On the screens of our phones, we flip through a multitude of images, mostly unconnected to each other, as a several-times-daily activity. Much has been made – pseudo-scientifically in my opinion – about how our brains have been “rewired” by our exposure to social media and the like. Rather, I think we have developed strategies and skills to process incoming information differently. Our brains, endlessly seeking meaning from the things we see, create linkages and connections, whether logical or absurd. The point is that we seek meaning in a world where so much seems unconnected, confusing or random. With his labour-intensive, richly layered and concentrated works Simon Stone, I would argue, challenges our new-found tendency to scroll down or flip right when confronted with contrasting picture elements. By placing them together, unified by the unique intentionality of the artist, we are stopped in our tracks and our imagination is delightfully challenged. The puzzle is not the picture; rather we become the puzzle that the picture evokes.
Simon Stone produces “open” works. He is not dictating that there is one indisputable “meaning” to be found. I believe these are not enigmas that can be solved. Rather I would offer that his work is an array of endless possibilities that are best approached like a haiku and not a crossword. Any linkages we discern are from our subconscious and deeply personal, just as they must undoubtedly be for the artist who makes them. I think we have become too accustomed to find “narrative” in much of contemporary art. Stone is offering us a respite from fixity and inviting us to indulge in glorious, gorgeous, possibility.

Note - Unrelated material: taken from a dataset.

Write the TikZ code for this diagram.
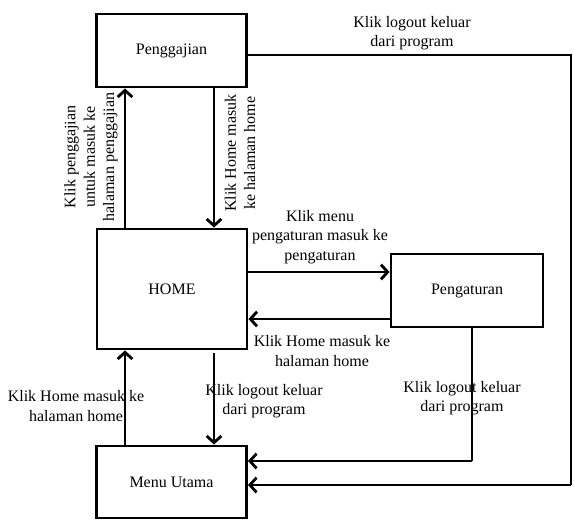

These paintings are not about parts: they are about symmetries. If the viewer sees fragments in this exhibition, I suggest they stand back, pause, and look for a while. I think then they may see that each work is a whole in itself and each of these wholes, taken together in “Mid Stream”, is just part of the endless flow of imaginaries. Something like the process in our head when we stroll, hike, people-watch or dream. I think Simon Stone is a truly generous artist: he has invited us to look into a mirror of his creation and to see that, in actuality, we are reflected in each work he has made. We are the exact reflection of what stands before. We are the glue that binds the pieces together. If we allow it, we discover ourselves here, in our thoughts and desires and hopes and dreams.